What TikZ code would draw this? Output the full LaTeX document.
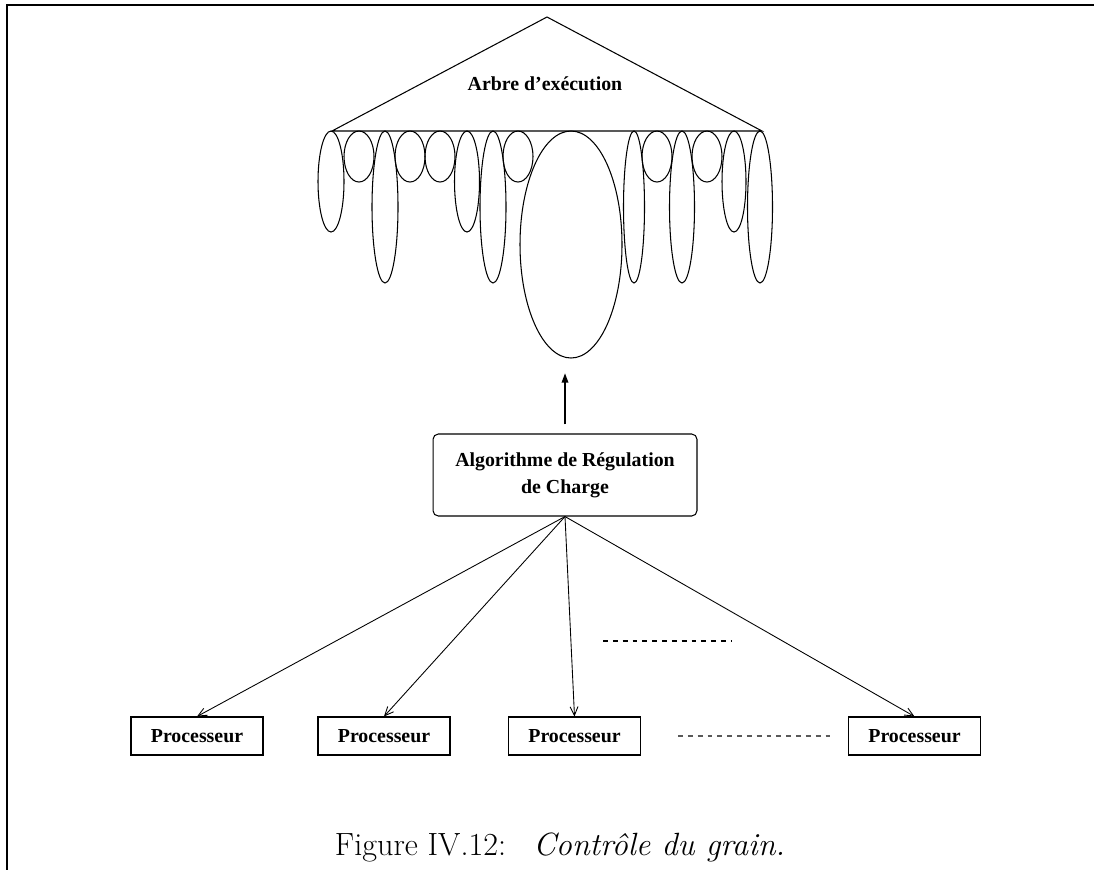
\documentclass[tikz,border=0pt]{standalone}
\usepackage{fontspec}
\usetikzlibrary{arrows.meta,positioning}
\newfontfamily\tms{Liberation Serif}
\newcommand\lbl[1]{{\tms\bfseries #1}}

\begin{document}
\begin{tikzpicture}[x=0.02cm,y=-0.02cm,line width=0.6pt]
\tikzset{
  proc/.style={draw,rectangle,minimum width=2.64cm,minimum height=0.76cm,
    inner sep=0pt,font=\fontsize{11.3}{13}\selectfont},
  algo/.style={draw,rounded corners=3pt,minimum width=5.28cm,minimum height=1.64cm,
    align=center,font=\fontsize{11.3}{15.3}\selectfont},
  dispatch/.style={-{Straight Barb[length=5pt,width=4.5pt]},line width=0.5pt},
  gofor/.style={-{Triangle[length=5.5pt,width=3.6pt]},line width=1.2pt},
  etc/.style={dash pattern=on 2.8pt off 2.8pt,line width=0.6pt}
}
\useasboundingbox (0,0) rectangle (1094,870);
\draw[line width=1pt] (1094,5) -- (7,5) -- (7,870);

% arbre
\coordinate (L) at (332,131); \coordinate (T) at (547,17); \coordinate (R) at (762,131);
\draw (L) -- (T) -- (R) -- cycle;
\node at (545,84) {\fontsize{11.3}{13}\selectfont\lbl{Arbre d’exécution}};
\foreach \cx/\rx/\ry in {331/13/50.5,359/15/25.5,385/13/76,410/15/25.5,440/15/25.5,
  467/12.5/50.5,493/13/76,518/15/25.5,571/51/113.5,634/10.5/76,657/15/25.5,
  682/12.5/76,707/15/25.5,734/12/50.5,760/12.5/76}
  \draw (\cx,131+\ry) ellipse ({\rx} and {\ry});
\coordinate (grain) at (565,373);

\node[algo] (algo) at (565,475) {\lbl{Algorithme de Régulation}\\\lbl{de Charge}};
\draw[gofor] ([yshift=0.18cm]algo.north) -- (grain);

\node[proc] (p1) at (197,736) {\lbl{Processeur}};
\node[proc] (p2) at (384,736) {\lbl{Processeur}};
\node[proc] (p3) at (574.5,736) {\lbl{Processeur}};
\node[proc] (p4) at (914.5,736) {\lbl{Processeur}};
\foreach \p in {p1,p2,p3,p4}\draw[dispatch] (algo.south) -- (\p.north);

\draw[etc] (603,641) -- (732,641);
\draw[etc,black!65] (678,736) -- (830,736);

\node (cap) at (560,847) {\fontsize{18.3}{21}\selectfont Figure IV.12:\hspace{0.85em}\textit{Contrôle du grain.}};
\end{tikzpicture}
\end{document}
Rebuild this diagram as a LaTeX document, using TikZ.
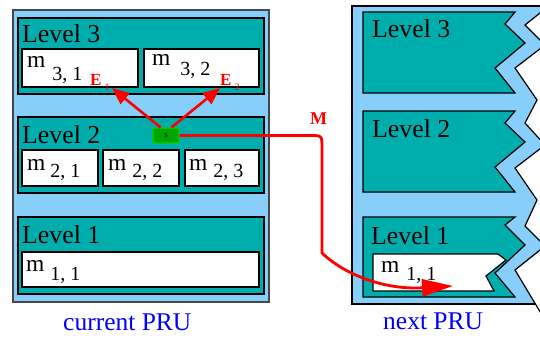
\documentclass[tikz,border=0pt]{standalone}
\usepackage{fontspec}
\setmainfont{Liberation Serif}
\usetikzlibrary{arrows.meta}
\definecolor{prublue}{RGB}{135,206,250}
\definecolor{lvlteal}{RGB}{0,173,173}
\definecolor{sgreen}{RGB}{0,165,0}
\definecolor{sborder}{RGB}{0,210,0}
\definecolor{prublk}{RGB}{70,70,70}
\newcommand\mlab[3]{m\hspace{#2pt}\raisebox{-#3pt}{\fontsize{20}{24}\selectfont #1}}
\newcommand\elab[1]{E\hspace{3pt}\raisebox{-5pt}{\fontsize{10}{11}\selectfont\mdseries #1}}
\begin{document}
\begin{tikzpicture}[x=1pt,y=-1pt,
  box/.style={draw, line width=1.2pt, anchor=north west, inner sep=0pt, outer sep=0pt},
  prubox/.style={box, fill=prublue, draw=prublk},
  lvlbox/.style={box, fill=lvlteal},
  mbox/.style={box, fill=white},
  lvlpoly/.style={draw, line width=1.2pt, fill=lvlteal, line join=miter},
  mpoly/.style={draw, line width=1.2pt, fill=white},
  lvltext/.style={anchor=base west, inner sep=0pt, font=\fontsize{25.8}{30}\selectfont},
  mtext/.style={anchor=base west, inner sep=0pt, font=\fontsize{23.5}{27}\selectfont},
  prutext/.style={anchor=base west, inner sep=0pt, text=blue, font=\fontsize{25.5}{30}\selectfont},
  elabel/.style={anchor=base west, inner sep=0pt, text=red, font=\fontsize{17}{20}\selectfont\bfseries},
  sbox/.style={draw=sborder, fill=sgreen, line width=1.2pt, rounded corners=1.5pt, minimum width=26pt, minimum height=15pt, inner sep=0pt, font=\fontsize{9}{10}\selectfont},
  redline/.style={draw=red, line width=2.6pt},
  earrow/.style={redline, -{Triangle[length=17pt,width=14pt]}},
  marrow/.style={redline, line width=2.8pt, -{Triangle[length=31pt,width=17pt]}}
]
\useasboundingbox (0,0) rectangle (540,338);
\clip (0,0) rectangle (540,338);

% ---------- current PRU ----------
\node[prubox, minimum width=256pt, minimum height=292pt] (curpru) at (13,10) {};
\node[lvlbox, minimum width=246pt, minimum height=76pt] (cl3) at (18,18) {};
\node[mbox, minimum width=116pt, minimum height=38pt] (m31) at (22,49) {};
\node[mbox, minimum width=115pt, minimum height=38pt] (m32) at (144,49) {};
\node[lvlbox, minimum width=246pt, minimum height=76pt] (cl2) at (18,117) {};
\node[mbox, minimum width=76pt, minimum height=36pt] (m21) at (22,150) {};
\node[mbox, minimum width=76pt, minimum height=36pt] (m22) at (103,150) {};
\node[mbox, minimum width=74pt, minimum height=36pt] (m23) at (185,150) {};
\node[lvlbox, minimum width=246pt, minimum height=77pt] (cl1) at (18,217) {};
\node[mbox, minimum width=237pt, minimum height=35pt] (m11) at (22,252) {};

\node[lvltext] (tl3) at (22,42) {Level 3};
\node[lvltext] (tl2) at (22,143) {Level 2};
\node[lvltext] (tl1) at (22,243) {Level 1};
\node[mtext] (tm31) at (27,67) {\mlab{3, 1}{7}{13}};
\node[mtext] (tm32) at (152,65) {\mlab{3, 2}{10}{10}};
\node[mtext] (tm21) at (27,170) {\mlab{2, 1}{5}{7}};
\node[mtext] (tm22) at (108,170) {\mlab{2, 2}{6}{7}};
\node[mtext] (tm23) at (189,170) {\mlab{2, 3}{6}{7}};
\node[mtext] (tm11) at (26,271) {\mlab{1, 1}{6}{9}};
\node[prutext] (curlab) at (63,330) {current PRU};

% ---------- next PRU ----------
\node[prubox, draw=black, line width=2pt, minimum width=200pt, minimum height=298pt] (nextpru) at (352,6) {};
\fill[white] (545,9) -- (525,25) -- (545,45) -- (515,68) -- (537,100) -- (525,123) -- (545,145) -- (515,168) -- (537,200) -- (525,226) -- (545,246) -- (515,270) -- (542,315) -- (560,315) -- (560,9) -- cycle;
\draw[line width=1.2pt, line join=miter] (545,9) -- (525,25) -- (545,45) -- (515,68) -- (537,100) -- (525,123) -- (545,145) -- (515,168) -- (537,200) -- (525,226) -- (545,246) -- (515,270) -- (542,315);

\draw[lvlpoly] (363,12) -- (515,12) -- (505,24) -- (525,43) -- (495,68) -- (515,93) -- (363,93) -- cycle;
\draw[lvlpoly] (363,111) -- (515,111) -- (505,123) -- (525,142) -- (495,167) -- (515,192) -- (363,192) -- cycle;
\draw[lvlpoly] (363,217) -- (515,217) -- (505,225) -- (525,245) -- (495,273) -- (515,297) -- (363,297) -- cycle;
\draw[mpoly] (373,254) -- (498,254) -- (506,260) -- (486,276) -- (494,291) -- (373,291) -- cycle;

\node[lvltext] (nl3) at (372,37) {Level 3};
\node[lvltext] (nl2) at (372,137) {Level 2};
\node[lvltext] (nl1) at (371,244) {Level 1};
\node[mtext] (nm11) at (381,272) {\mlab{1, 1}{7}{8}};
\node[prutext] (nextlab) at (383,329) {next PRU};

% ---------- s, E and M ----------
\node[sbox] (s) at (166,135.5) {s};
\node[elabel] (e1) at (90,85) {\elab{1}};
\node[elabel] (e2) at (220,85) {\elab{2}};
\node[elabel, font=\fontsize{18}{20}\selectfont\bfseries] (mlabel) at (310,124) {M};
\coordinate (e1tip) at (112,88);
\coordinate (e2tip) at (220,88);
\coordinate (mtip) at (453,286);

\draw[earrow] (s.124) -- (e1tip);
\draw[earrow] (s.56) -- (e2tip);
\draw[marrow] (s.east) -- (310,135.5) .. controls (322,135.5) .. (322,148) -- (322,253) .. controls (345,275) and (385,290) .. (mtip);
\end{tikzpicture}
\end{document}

--------------------

* [Aim of the task]:
Pictures stay out. Print the data exactly, from its first line through the line containing "(7,5) -- (7,870);".

* [Answer to this problem]:
What TikZ code would draw this? Output the full LaTeX document.
\documentclass[tikz,border=0pt]{standalone}
\usepackage{fontspec}
\usetikzlibrary{arrows.meta,positioning}
\newfontfamily\tms{Liberation Serif}
\newcommand\lbl[1]{{\tms\bfseries #1}}

\begin{document}
\begin{tikzpicture}[x=0.02cm,y=-0.02cm,line width=0.6pt]
\tikzset{
  proc/.style={draw,rectangle,minimum width=2.64cm,minimum height=0.76cm,
    inner sep=0pt,font=\fontsize{11.3}{13}\selectfont},
  algo/.style={draw,rounded corners=3pt,minimum width=5.28cm,minimum height=1.64cm,
    align=center,font=\fontsize{11.3}{15.3}\selectfont},
  dispatch/.style={-{Straight Barb[length=5pt,width=4.5pt]},line width=0.5pt},
  gofor/.style={-{Triangle[length=5.5pt,width=3.6pt]},line width=1.2pt},
  etc/.style={dash pattern=on 2.8pt off 2.8pt,line width=0.6pt}
}
\useasboundingbox (0,0) rectangle (1094,870);
\draw[line width=1pt] (1094,5) -- (7,5) -- (7,870);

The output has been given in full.